* **Directions for this task**:
Tally how many lines of these entries hold the string "code". Return the number alone.

━━━━━ Data for the task ━━━━━

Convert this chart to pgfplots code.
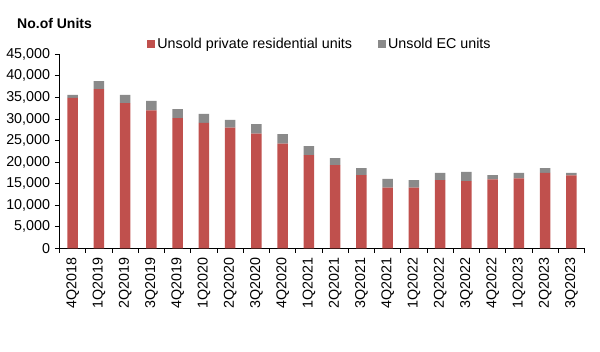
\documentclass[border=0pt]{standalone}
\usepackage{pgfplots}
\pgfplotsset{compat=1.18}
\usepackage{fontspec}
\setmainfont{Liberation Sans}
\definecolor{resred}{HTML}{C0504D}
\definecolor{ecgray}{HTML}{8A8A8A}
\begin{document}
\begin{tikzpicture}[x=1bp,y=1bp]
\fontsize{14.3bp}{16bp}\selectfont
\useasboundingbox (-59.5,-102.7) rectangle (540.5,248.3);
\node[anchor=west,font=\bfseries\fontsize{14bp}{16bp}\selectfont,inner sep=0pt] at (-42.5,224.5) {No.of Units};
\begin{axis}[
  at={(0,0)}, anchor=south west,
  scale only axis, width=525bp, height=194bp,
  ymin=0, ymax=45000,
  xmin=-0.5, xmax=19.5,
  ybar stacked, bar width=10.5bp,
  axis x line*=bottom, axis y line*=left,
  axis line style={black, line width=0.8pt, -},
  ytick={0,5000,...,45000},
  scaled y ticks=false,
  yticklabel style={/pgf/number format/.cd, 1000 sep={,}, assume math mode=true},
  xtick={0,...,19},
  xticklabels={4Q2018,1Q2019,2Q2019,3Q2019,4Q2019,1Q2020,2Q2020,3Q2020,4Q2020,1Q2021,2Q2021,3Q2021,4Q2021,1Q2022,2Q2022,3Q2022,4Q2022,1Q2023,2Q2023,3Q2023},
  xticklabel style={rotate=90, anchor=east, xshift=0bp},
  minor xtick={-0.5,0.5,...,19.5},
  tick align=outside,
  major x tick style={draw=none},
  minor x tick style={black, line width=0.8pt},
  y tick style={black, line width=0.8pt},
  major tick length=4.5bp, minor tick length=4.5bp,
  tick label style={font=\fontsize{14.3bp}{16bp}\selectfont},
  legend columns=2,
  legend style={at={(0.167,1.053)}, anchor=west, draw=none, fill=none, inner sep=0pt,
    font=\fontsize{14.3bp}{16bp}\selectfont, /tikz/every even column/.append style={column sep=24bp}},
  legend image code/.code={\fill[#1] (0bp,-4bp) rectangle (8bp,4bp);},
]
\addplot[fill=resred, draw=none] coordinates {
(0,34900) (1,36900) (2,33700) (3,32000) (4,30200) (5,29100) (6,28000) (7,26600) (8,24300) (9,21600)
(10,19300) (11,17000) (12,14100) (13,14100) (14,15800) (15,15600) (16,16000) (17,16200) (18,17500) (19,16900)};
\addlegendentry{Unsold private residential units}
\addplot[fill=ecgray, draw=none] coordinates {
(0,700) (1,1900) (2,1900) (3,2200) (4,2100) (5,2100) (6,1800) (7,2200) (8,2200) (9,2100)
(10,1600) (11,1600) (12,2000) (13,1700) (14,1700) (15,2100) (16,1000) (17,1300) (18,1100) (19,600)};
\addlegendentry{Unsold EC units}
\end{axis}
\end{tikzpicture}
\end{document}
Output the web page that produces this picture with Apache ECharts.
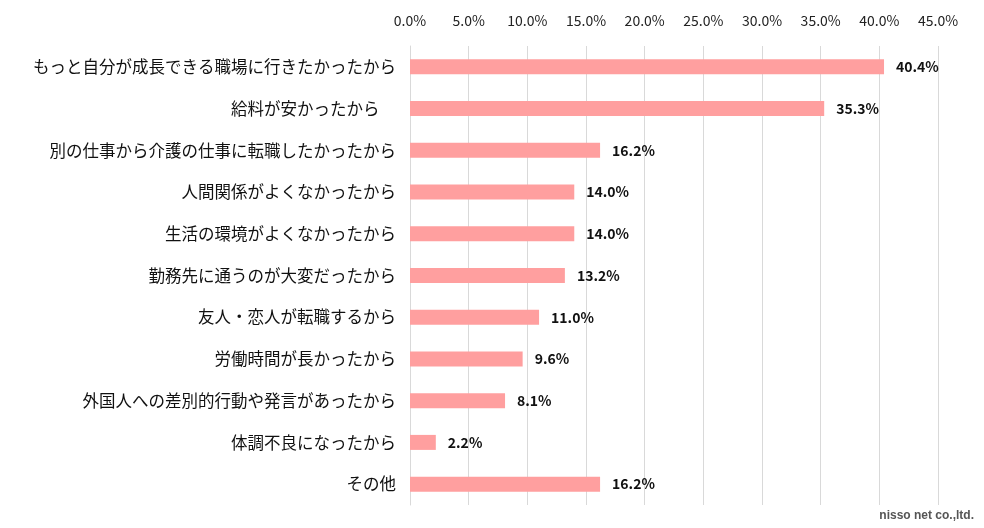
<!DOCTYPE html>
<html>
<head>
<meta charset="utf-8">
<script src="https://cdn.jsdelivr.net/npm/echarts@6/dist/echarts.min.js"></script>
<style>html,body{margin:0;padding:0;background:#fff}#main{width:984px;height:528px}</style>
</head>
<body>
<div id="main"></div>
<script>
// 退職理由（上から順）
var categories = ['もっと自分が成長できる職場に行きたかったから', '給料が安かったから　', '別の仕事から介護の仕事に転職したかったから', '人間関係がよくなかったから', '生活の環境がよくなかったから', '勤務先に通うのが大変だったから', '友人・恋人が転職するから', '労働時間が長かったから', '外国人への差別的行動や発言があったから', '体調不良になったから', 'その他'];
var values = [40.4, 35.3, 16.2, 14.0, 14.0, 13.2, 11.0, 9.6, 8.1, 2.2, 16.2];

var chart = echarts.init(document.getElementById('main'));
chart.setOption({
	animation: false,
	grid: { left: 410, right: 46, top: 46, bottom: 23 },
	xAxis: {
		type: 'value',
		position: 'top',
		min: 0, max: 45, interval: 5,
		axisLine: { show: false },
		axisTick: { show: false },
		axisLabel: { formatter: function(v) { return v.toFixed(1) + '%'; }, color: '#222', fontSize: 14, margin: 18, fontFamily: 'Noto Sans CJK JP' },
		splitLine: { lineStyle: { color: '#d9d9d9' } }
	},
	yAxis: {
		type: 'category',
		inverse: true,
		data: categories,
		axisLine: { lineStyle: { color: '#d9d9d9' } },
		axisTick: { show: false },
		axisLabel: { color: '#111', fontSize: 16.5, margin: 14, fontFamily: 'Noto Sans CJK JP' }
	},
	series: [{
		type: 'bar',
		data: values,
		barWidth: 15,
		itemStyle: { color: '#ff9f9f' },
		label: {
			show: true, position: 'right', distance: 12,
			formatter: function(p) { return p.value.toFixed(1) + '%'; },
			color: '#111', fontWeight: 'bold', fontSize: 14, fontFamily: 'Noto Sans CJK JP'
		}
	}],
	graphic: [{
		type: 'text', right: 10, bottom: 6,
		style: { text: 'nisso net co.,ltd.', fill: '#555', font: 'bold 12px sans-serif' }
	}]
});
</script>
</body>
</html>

━━━━━

* **Reply**:
2